Electro-thermal topology optimization of an electric machine by the topological derivative considering drive cycles

TL;DR

This paper presents a method for optimizing the rotor topology of a 2D permanent magnet synchronous machine to maximize efficiency by considering electromagnetic, thermal, and mechanical constraints using topological derivatives.

Contribution

It introduces a coupled electromagnetic-thermal-structural optimization framework with topological derivatives for rotor design considering drive cycle conditions.

Findings

The optimized rotor design improves efficiency under drive cycle conditions.

Thermal and mechanical constraints effectively prevent damage and failure.

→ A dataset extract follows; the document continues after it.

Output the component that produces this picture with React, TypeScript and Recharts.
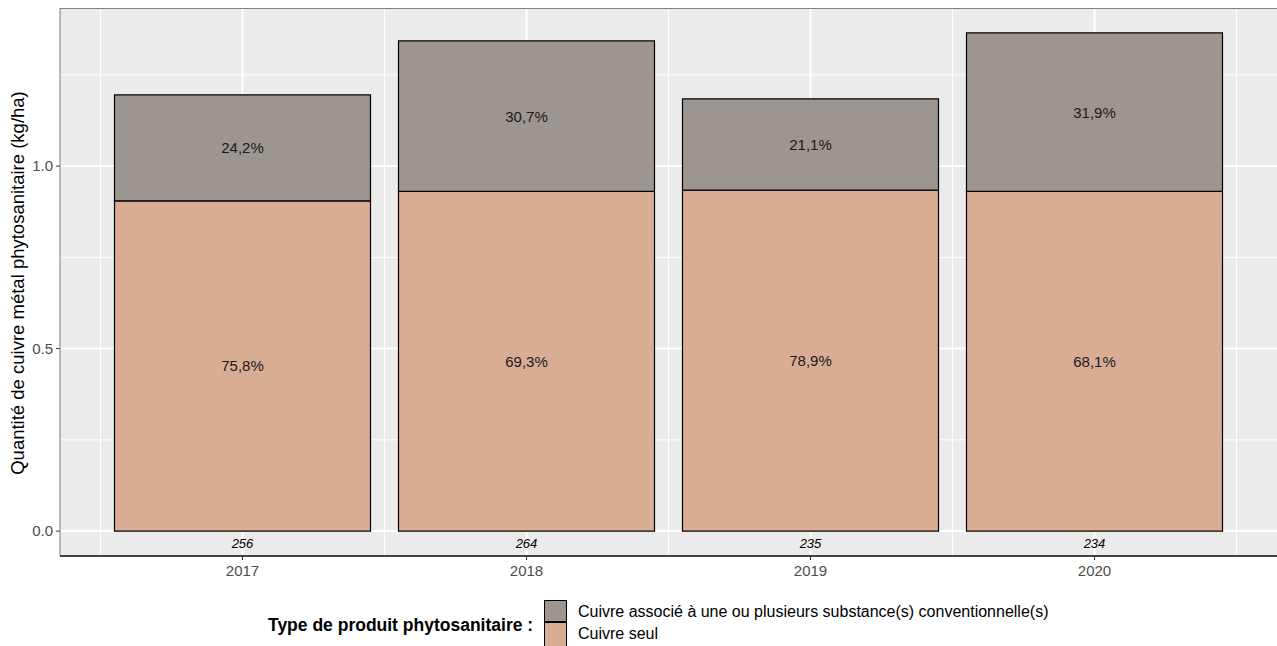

High-speed operation constraints significantly influence the topology optimization.

Abstract

We consider a 2d permanent magnet synchronous machine operating in a sequence of static operating points coming from a drive cycle. We aim to find a rotor design which maximizes the efficiency defined as the quotient of input and output energy considering Joule losses in the stator and eddy current losses in the permanent magnets. A coupled electromagnetic-thermal analysis of the rotor considers the eddy current losses as heat source and adds a temperature constraint to avoid damage of the permanent magnets. Additionally we impose Von-Mises stress constraints to maintain the mechanical integrity of the design. To solve the resulting free form topology optimization problem we use a level set description of the design and the topological derivative as sensitivity information. We show the effect of these constraints at very high speeds which is a trend in recent machine development.